Freedom
America's Self-Defining Value
Recently I was sitting around a fire, cleaning a rifle, talking with some friends. It was a starry April night and everyone was willing to be vulnerable. Someone asked, “what’s the one thing you want to do before you die?” Everyone understood the question wasn’t about bucket lists. It was really: What is the one thing you must do so that, when your time comes, you can go without regret?
There were great answers—get married, have kids, tell her I love her, see the northern lights, fix things with my parents. But the one that stuck with me was this:
“I want to know what true freedom feels like.”
I knew his answer came from a place of honesty because I’ve felt true freedom before. I first felt it when I took the above photo.
In that moment freedom was the glare of an alpine blaze you only get to witness if you wake well before sunrise.
In that moment freedom was the chill blain in my toes— earned by wearing the wrong kind of boots.
Freedom, I’ve come to believe, exists in a state of superposition. One moment you exclaim, “I can do anything I want!” excited with abundant opportunity. The next, you admit, “I can do anything I want.” in recognition that limitless choices are as overwhelming as they are deflating.
At the core of true freedom is choice. What you will do and what you won’t do. Every year I’ve continually chosen to head to our national parks. Since melting in that frigid, Colorado sun, I find myself yearning to venture back into the mountains. Into the backcountry; into freedom. But I’ve discovered that it is not nature who calls to me, but I to her. The siren’s call comes from inside the house.

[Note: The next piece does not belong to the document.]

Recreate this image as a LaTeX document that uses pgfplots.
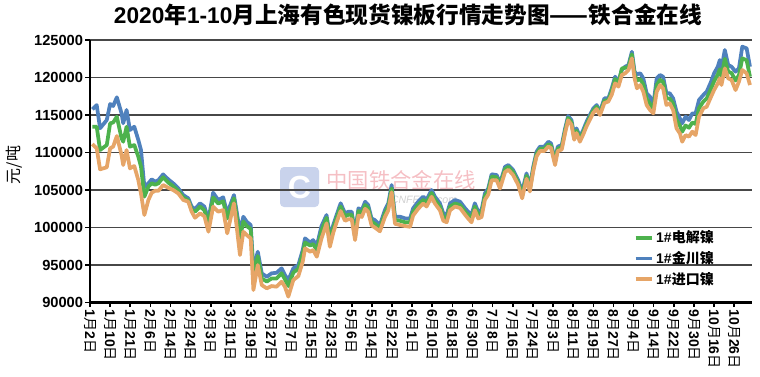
\documentclass[border=0pt]{standalone}
\usepackage{fontspec}
\setmainfont{Liberation Sans}
\newfontfamily\cjk{Noto Sans CJK SC}
\usepackage{pgfplots}
\usepackage{pgfplotstable}
\pgfplotsset{compat=1.18}
\definecolor{cblue}{HTML}{4F81BD}
\definecolor{cgreen}{HTML}{4DB24D}
\definecolor{corange}{HTML}{E6A567}
\definecolor{wmpink}{HTML}{F5BFC4}
\definecolor{wmblue}{HTML}{C9D3EC}
\newcommand{\Yue}{{\cjk\mdseries 月}}
\newcommand{\Ri}{{\cjk\mdseries 日}}

\pgfplotstableread{
t jc dj jk
0.7 115760 113440 111130
2.0 116330 113440 110560
3.0 113230 110330 107760
5.0 114330 111000 108030
6.0 116470 113890 110560
6.9 116200 114000 110780
8.0 117360 114780 112200
9.4 115230 111890 109670
9.9 113900 111440 108330
10.9 115670 113440 110330
11.9 113000 110780 107890
13.2 113440 111000 108200
14.4 111670 109440 106330
15.2 110330 108110 104500
16.2 105440 104110 101670
17.4 105890 105440 103670
18.4 106430 105900 104640
19.4 106110 105700 104900
20.4 106330 105900 104900
21.8 107090 106700 105670
23.3 106430 106000 105300
24.8 105890 105500 105000
26.3 105230 104900 104560
27.8 104330 104000 103670
29.3 103890 103600 103440
30.3 102780 102400 102110
31.3 102450 102100 101300
32.8 103230 102800 101890
34.1 102780 102300 101500
35.3 101000 100500 99440
36.7 104640 104000 102780
38.2 103670 103200 102110
39.7 104030 103500 102330
40.9 101890 101200 99220
42.9 104330 103900 103230
44.7 99440 98600 96330
45.7 101440 100800 99440
46.7 100780 100200 99000
47.9 100330 99800 98560
48.7 94330 93400 91670
50.0 96780 96200 95000
51.2 93890 93200 92330
52.7 93440 92800 91890
54.1 93890 93200 92200
55.6 93970 93200 92110
57.1 94560 93900 92780
58.1 93670 93100 92110
59.1 93000 92200 90780
60.6 94560 94000 93000
62.1 95000 94500 93530
63.4 97000 96500 95440
64.1 98560 98000 97220
65.6 98000 97600 96780
66.5 98330 97800 97000
67.6 97550 97000 96110
69.0 100200 99600 98560
70.5 101670 101300 100560
71.5 98780 98300 97440
72.5 100330 99900 99300
73.5 101670 101300 100700
74.7 103230 102800 102200
76.0 101890 101500 100900
77.0 102110 101700 101100
78.0 102110 101700 101100
79.0 99220 98800 98330
80.0 102560 102200 101600
81.0 102330 101900 101400
82.0 103440 103000 102500
82.9 103000 102600 102100
83.9 101220 100800 100300
84.9 101000 100500 100000
86.4 100330 99900 99500
87.9 102330 101900 101400
88.9 103230 102800 102300
89.9 105670 105200 104700
90.9 101440 101000 100500
92.4 101440 100900 100330
93.9 101220 100700 100200
95.4 101220 100700 100100
96.3 102560 102100 101600
97.8 103440 103000 102500
99.3 104110 103700 103200
100.3 103670 103300 102800
101.8 105000 104600 104100
102.8 104110 103700 103200
104.3 103230 102800 102300
105.3 101890 101400 100900
106.3 101670 101200 100700
107.3 103230 102800 102300
108.8 103670 103200 102800
110.3 103440 103000 102600
111.8 102560 102100 101700
112.7 102110 101700 101200
113.7 101670 101200 100700
114.7 103230 102800 102300
115.7 102110 101700 101200
116.7 102330 101900 101400
117.7 104560 104200 103700
118.7 105220 104900 104400
119.7 107100 106800 106300
121.2 107000 106700 106300
122.2 105890 105600 105200
123.7 108110 107800 107400
124.7 108330 108100 107700
126.1 107670 107400 107000
127.6 106340 106000 105700
128.8 104780 104300 103890
130.1 107220 106900 106500
131.1 105440 105100 104800
132.1 108110 107800 107500
133.1 110110 109800 109500
134.1 110780 110500 110200
135.4 110780 110500 110200
136.6 111440 111100 110800
137.4 111220 110900 110600
138.6 109000 108700 108330
139.4 110780 110500 110200
140.6 111000 110700 110400
141.6 113220 112900 112600
142.5 114870 114600 114300
143.5 114330 114000 113700
144.3 112330 112000 111700
145.0 113220 112900 112600
146.0 112100 111800 111440
147.0 113000 112700 112400
148.0 114110 113800 113500
149.0 115000 114700 114400
150.0 115890 115600 115300
151.0 116330 116100 115800
152.0 115440 115200 115000
153.3 117220 116900 116600
154.5 117220 117000 116800
155.5 118560 118200 117700
156.5 120110 119800 119220
157.5 119440 119200 118780
158.5 121000 121200 120330
159.5 121440 121300 120560
160.5 121670 121400 121000
161.5 123440 123100 122560
162.3 120780 120400 119890
163.0 120430 119600 118560
164.0 120560 119800 119000
164.9 119890 119100 118110
165.9 117890 117200 116330
166.9 117440 116500 115670
167.9 116330 115800 115220
168.9 119890 119000 118110
169.9 120330 119700 119000
170.8 120110 119400 118560
171.8 117890 117200 116330
172.8 117890 117200 116560
173.8 117220 116500 115670
174.8 115440 114400 113220
175.8 114560 113600 112560
176.5 113890 112780 111440
177.5 114780 113600 112330
178.5 114330 113300 112110
179.5 115220 114000 112780
180.5 115220 113800 112330
181.5 117000 115900 114780
182.8 117670 116800 115890
183.8 118110 117200 116110
185.1 119440 118500 117440
186.0 120560 119500 118330
187.1 121440 120400 119220
187.7 122330 121100 119890
188.2 121220 120100 119000
189.2 123670 122500 121220
190.2 121670 120800 119890
191.2 121440 120600 119670
192.4 120780 119600 118330
193.4 121220 120300 119440
194.4 124110 122560 121000
195.7 123890 122300 120560
196.7 121440 120110 119000
}\nidata

\begin{document}
\begin{tikzpicture}
\useasboundingbox (0,0) rectangle (570pt,282pt);
% watermark
\fill[wmblue, rounded corners=3pt] (210pt,126.75pt) rectangle (239.25pt,156.75pt);
\node[white, font=\bfseries\fontsize{24}{24}\selectfont] at (224.6pt,141.75pt) {C};
\node[wmpink, font=\cjk\fontsize{16}{16}\selectfont] at (300.75pt,147pt) {中国铁合金在线};
\node[black!18, font=\itshape\fontsize{8}{8}\selectfont] at (318pt,132pt) {CNFEOL.com};
\begin{axis}[
  at={(67.5pt,55.1pt)}, anchor=south west,
  scale only axis, width=496.5pt, height=196.9pt,
  xmin=0, xmax=197.3, ymin=90000, ymax=125000,
  axis x line*=bottom, axis y line*=left,
  axis line style={line width=1.6pt, black, -},
  ytick={90000,95000,...,125000},
  scaled y ticks=false,
  yticklabel={\pgfmathprintnumber[fixed,precision=0,1000 sep={}]{\tick}},
  xtick={0,6,...,192},
  xticklabels={1\Yue2\Ri, 1\Yue10\Ri, 1\Yue21\Ri, 2\Yue6\Ri, 2\Yue14\Ri, 2\Yue24\Ri, 3\Yue3\Ri, 3\Yue11\Ri, 3\Yue19\Ri, 3\Yue27\Ri, 4\Yue7\Ri, 4\Yue15\Ri, 4\Yue23\Ri, 5\Yue6\Ri, 5\Yue14\Ri, 5\Yue22\Ri, 6\Yue1\Ri, 6\Yue10\Ri, 6\Yue18\Ri, 6\Yue30\Ri, 7\Yue8\Ri, 7\Yue16\Ri, 7\Yue24\Ri, 8\Yue3\Ri, 8\Yue11\Ri, 8\Yue19\Ri, 8\Yue27\Ri, 9\Yue4\Ri, 9\Yue14\Ri, 9\Yue22\Ri, 9\Yue30\Ri, 10\Yue16\Ri, 10\Yue26\Ri},
  ymajorgrids, grid style={black!72, line width=0.9pt},
  tick align=outside, major tick length=3.5pt,
  tick style={black, line width=1.2pt},
  /pgf/number format/1000 sep={},
  /pgf/number format/assume math mode=true,
  yticklabel style={font=\bfseries\fontsize{11}{12}\selectfont, inner sep=1.5pt},
  xticklabel style={font=\bfseries\fontsize{10.5}{10.5}\selectfont, rotate=-90, anchor=west, inner sep=1.5pt},
  legend style={at={(0.815,0.295)}, anchor=north west, draw=none, fill=none,
    font=\bfseries\fontsize{10.5}{12}\selectfont, row sep=1pt},
  legend cell align=left,
  legend image code/.code={\draw[#1] (0pt,0pt) -- (12pt,0pt);},
  every axis plot/.append style={line width=2.8pt, line join=round},
]
\addplot[cblue, forget plot] table[x=t, y=jc]{\nidata};
\addplot[cgreen, forget plot] table[x=t, y=dj]{\nidata};
\addplot[corange, forget plot] table[x=t, y=jk]{\nidata};
\addlegendimage{cgreen, line width=2.8pt}
\addlegendentry{1\#{\cjk 电解镍}}
\addlegendimage{cblue, line width=2.8pt}
\addlegendentry{1\#{\cjk 金川镍}}
\addlegendimage{corange, line width=2.8pt}
\addlegendentry{1\#{\cjk 进口镍}}
\end{axis}
\node[font=\fontsize{17}{19}\selectfont] at (306pt,270.5pt) {\bfseries 2020{\cjk 年}1-10{\cjk 月上海有色现货镍板行情走势图——铁合金在线}};
\node[rotate=90, font=\cjk\fontsize{12}{13}\selectfont] at (10.5pt,158.25pt) {元/吨};
\end{tikzpicture}
\end{document}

I think Paine and Jefferson understood this much. This might be an extravagant interpolation, but together I think they tell us that freedom— the sum of life, liberty, and the pursuit of happiness— lies in the heart of every man and is self-evident in its worth.
With independence day around the corner, I hope you look to the places that reflect the freedom within your spirit. For most of us, this will be fireworks on the 4th of July. An apt physical metaphor for a value juxtaposing beauty and terror, enervation and explosion. If you can’t find freedom within yourself or in the summer skies, I suggest looking towards the mountains.